+++ ENTRIES SUPPLIED
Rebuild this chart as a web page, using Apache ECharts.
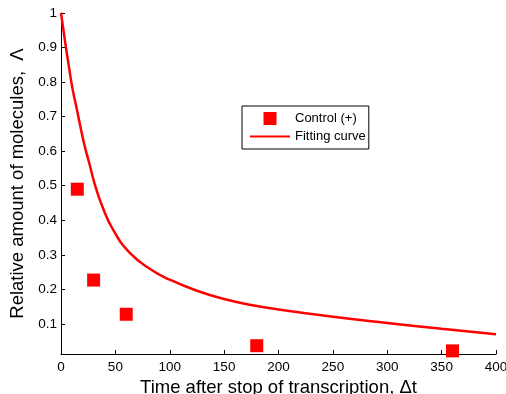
++++++
+++ ENTRIES SUPPLIED
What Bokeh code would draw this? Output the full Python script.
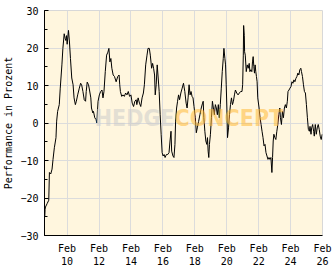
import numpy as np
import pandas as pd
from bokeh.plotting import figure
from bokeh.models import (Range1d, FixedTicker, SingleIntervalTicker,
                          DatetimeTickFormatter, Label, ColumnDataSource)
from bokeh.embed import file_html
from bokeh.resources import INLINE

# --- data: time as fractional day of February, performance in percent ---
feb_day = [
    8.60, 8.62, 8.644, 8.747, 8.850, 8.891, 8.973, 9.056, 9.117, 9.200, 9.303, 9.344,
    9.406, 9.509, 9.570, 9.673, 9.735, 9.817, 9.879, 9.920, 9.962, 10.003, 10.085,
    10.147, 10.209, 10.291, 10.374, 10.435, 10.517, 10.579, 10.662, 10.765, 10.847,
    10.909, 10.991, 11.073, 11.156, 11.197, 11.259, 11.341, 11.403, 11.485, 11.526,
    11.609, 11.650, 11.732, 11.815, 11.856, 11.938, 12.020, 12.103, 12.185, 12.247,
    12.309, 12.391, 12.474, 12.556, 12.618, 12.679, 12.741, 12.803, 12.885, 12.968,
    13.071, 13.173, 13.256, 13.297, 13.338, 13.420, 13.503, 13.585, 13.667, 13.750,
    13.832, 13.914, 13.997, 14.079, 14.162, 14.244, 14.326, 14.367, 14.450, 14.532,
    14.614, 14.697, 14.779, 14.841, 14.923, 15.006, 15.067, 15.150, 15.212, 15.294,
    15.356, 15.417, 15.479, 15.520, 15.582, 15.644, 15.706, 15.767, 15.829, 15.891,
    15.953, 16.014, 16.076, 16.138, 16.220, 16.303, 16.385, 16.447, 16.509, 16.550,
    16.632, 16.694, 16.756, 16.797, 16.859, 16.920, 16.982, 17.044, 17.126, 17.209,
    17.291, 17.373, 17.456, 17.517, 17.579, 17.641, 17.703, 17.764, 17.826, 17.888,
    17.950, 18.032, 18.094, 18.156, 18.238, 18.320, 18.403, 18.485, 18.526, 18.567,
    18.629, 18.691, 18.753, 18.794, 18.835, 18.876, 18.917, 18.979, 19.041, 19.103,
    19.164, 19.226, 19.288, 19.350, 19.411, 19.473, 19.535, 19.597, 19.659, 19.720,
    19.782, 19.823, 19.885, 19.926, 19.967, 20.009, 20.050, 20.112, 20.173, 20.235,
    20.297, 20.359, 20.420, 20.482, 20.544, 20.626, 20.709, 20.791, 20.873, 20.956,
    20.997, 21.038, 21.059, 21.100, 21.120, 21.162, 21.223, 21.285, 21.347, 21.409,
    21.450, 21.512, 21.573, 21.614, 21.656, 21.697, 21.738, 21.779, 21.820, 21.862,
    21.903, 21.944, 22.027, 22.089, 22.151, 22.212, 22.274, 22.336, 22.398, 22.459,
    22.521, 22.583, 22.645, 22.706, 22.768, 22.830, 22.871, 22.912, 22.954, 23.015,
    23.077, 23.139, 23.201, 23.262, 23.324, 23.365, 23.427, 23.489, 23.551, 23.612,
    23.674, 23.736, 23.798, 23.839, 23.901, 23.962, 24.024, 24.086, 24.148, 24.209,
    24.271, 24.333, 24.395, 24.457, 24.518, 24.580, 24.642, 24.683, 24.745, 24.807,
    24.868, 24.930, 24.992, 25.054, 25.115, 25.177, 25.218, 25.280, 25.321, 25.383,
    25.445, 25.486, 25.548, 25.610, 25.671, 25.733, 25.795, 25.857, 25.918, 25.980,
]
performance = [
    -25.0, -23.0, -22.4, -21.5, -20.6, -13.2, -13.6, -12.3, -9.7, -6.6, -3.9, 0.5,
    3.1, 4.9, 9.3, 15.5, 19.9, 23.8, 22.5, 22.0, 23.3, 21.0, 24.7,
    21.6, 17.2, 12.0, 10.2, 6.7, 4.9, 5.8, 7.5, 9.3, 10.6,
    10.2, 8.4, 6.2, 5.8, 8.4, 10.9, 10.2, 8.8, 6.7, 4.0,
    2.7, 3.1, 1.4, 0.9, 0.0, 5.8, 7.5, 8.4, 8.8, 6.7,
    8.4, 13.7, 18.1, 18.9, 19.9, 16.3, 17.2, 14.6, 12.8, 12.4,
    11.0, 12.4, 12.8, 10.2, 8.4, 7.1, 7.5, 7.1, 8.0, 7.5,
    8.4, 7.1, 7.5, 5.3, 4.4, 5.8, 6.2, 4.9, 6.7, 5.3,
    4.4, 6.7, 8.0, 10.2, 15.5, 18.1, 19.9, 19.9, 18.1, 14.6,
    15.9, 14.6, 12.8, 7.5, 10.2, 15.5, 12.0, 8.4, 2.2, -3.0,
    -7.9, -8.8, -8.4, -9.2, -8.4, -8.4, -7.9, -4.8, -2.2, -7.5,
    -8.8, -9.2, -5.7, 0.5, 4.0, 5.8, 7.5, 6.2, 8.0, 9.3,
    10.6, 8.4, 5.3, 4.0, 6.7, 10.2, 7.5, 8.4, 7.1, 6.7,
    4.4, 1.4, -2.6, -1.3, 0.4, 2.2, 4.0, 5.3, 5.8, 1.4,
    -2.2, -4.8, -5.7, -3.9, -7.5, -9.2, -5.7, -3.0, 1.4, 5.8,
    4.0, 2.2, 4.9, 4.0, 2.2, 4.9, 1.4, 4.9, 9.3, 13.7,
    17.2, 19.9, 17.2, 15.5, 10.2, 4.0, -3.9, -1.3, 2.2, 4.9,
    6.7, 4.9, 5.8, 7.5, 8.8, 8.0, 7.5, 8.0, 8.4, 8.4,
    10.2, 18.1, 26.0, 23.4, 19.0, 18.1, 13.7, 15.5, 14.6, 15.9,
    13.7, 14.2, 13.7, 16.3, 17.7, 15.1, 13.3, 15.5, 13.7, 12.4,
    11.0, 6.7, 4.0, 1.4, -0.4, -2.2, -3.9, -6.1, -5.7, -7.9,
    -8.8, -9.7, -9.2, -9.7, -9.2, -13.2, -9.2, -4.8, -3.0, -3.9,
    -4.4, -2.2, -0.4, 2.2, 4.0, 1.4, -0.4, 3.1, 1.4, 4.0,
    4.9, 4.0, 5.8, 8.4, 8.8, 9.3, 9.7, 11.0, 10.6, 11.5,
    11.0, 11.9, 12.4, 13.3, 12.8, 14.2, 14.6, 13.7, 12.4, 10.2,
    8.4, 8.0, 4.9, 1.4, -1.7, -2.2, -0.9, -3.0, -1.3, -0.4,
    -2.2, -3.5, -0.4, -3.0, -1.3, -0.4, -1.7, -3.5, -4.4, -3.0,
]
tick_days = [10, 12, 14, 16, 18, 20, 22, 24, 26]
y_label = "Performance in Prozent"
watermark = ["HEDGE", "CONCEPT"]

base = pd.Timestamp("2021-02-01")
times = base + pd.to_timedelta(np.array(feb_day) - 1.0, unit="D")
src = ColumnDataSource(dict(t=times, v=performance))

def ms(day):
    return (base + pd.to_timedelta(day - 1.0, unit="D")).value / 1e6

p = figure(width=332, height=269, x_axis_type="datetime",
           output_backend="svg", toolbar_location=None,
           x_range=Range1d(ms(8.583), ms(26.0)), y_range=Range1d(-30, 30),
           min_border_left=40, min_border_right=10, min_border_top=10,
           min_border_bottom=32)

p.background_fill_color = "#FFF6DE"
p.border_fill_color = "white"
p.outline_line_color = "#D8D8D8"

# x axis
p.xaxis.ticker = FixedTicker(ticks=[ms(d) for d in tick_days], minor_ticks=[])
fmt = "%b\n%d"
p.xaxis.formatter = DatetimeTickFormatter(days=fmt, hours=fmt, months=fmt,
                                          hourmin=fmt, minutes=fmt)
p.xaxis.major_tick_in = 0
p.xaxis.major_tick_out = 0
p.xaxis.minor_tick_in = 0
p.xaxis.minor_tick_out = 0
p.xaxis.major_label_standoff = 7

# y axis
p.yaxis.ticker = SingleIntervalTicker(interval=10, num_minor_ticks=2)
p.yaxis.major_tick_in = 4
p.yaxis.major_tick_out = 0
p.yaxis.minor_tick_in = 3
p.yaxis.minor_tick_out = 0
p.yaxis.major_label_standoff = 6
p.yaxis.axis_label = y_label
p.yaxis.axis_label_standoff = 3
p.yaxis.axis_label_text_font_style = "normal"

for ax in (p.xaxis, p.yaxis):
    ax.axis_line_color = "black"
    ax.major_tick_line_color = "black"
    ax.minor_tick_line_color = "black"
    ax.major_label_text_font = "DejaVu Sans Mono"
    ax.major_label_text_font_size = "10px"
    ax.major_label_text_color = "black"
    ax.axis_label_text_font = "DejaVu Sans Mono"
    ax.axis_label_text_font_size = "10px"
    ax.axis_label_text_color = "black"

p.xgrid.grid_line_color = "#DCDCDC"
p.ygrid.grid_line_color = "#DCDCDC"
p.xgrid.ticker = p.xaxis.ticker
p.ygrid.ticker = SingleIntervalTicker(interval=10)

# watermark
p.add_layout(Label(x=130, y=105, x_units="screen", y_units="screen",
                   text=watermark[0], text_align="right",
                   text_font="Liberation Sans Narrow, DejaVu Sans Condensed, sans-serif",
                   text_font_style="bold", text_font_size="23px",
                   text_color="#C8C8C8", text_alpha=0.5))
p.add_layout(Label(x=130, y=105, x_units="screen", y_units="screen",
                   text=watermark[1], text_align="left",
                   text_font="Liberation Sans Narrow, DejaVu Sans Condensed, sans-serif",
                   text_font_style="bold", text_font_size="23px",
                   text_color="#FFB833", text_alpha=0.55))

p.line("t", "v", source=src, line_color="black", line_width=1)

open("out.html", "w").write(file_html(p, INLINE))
++++++
+++ ENTRIES SUPPLIED
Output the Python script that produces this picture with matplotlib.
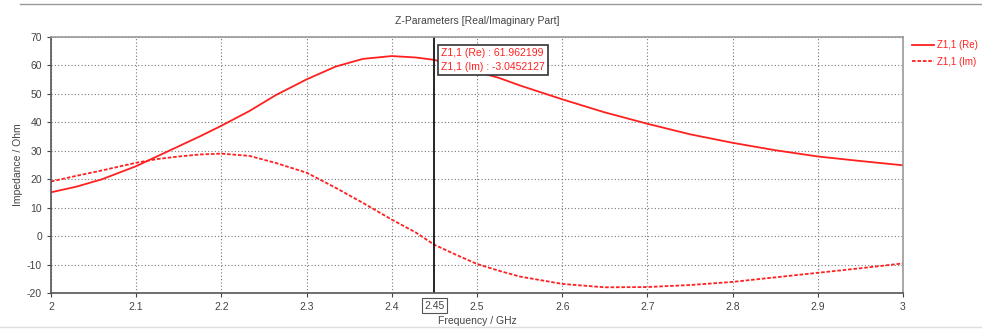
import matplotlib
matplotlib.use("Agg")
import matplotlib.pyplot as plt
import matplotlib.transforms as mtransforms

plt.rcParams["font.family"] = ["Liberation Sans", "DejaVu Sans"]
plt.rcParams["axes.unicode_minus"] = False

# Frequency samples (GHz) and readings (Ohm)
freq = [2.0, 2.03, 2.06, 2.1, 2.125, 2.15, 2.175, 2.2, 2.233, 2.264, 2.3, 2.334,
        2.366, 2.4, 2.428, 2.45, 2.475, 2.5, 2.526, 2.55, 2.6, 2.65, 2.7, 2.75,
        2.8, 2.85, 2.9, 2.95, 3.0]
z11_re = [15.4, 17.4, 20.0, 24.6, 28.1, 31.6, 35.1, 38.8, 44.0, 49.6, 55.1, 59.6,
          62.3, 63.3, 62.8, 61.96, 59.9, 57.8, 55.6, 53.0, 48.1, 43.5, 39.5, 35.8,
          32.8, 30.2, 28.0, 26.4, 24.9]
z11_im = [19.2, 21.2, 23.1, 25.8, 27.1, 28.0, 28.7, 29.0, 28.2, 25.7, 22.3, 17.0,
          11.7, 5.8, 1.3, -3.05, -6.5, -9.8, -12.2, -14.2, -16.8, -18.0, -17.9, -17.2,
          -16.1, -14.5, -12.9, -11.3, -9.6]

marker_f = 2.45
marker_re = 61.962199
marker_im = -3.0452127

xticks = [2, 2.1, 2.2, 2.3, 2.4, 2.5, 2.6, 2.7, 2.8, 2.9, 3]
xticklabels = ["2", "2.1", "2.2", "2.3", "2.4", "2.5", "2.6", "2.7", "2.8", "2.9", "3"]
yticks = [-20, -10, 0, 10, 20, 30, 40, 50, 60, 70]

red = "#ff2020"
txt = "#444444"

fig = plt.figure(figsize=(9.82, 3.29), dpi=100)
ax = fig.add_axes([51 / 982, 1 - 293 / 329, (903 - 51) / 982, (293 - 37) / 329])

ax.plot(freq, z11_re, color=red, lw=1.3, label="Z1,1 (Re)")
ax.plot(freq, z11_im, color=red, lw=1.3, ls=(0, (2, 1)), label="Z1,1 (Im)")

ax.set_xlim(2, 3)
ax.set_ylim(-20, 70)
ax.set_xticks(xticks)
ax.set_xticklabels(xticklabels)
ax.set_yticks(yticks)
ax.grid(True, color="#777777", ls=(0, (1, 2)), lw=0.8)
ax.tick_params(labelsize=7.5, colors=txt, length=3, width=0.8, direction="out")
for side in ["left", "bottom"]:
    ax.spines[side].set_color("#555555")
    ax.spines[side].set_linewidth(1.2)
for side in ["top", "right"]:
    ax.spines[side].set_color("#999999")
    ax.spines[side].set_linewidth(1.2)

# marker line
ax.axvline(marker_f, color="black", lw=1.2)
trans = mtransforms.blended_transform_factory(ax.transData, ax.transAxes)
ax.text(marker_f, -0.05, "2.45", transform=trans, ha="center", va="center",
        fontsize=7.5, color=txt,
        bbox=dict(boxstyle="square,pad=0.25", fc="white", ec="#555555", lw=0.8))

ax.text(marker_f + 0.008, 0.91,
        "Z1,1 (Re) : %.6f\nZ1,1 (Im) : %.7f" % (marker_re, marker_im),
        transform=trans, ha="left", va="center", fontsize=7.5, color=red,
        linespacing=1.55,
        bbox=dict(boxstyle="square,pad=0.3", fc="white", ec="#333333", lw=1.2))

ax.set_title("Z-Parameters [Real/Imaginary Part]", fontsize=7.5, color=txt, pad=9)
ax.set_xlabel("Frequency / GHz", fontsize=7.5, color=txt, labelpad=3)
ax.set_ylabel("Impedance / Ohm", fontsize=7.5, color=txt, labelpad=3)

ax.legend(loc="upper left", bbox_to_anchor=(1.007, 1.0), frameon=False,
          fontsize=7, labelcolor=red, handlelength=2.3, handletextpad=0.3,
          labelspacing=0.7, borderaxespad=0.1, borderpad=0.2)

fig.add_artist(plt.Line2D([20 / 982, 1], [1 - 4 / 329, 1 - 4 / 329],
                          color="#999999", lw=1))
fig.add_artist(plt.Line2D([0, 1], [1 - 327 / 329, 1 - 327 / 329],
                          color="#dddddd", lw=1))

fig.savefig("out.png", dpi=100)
++++++
WHAT NEEDS TO BE DONE: Repeat exactly, and only, the entries from the line with "What Bokeh code" through the line with "from bokeh.resources import INLINE". Pictures are skipped.

TASK OUTPUT:
What Bokeh code would draw this? Output the full Python script.
import numpy as np
import pandas as pd
from bokeh.plotting import figure
from bokeh.models import (Range1d, FixedTicker, SingleIntervalTicker,
                          DatetimeTickFormatter, Label, ColumnDataSource)
from bokeh.embed import file_html
from bokeh.resources import INLINE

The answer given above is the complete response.